This weekend has been the busiest one of our fall fundraiser. The traffic is horrendous, the crowds are huge, a good portion of visitors are drunk. It's all behind us- tomorrow is my final day of dealing with big crowds at work.
Most of the people who attend our events are lovely. They are nice people, and they help us keep our doors open. We actually had to cancel one major event tonight because we had a pop-up torrential downpour which inundated the parking lot. The event manager took a photograph of the site and forwarded it to the event manager at the site I typically work. A lot of attendees go to a couple of our events in a night, so I was able to tell people who told me of their plans to attend the other event that the event was cancelled, and show them the picture of the swamp which they would have been unable to extricate their cars from. I don't tend to have people 'jump bad' on me because I look like the guy in the profile picture, and having a picture to show them of the bad situation makes people even less likely to grouse and fuss.
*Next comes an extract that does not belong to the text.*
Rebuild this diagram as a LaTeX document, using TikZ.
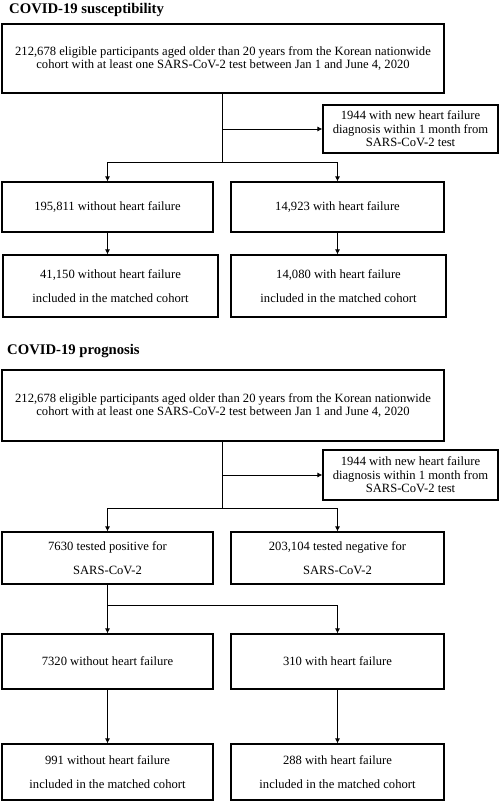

I had another attendee politely complain to me that her group was split up because of a ticketing mixup and one thirteen year old girl was separated from everybody for about fifteen minutes. I heard subsequently from a co-worker that the woman had yelled 'fuck you' at her, and I wish I had known that at the time... this particular co-worker is a very sweet, shy college-aged girl who looks younger than her nineteen years, and she shouldn't be the one chewed out by a disgruntled visitor. Oh, well, she was joking about the woman's rudeness after we closed, and I immediately figured out who she was talking about. Oh, well, we can't all look like the guy in our profile picture, and some people like to 'jump bad' on people who are sweet.
Speaking of sweet people who don't have anybody 'jump bad' on them, my friend Kickass Sue came to the event with another judo player, a petite, pretty young woman who just happens to have been a nationally ranked judoka in Ecuador. They had a good time, and afterwards, they came to the gift shop, where Sue was able to speak Schweizerdeutsch with one of the shop assistants, whose family is from Graubünden. Sue was supposed to come back tonight with some other friends, but they wimped out because of the downpour... if she had been here, she could have given the rude attendee the old heave-ho.
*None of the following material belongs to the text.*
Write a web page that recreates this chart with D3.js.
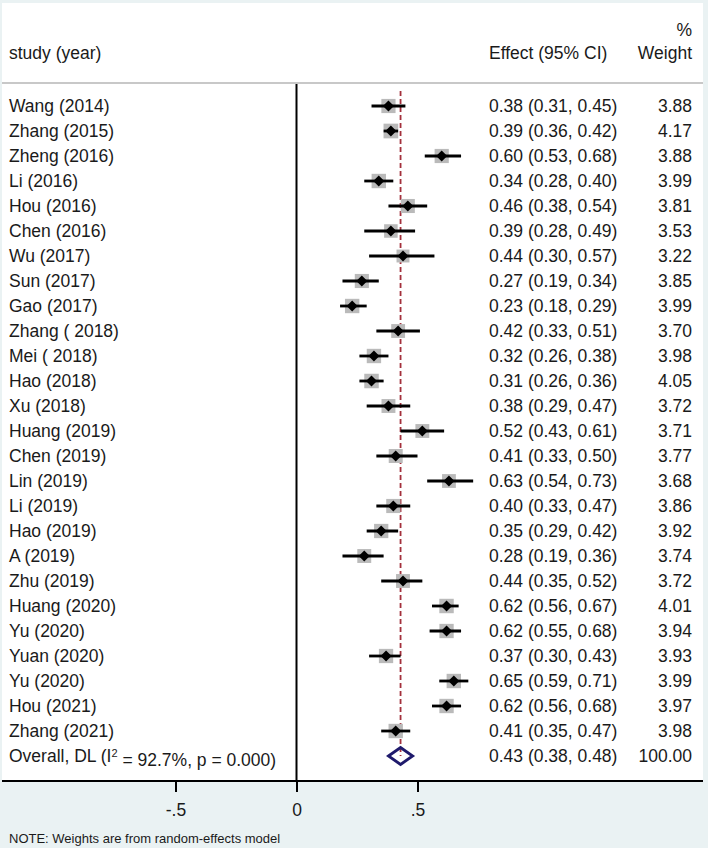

Most people, though, were very sweet, very polite. The thing about politeness is that it is self-propagating. I had one very nice woman approach me with a plastic bag full of clothes- she had been caught in the downpour and the clothes she had been wearing were drenched. She asked me if we had a locker in which she could put her wet clothes, and I actually did something I don't normally do- I let her hang her wet clothes on a coathanger in my office so that they would dry out to a greater extent than they would in a plastic bag. After the event, she returned and the clothes were damp, but not saturated. It goes to show you, always have a handy change of clothes, and always, ALWAYS, ALWAYS be polite.
Tomorrow is the final day of our fundraiser, but it's not sold out by a longshot- a lot of people in the NY metro area go to the huge Halloween parade in lower Manhattan, other people go trick-or-treating or have parties. I only have to work half-a-day, and hopefully we'll be able to close up early. On Tuesday, things get nice and quiet... I can't complain about the month of chaos, though... it's 'paying my dues' for the tranquility of winter, and more importantly, it ensures that my paychecks don't bounce.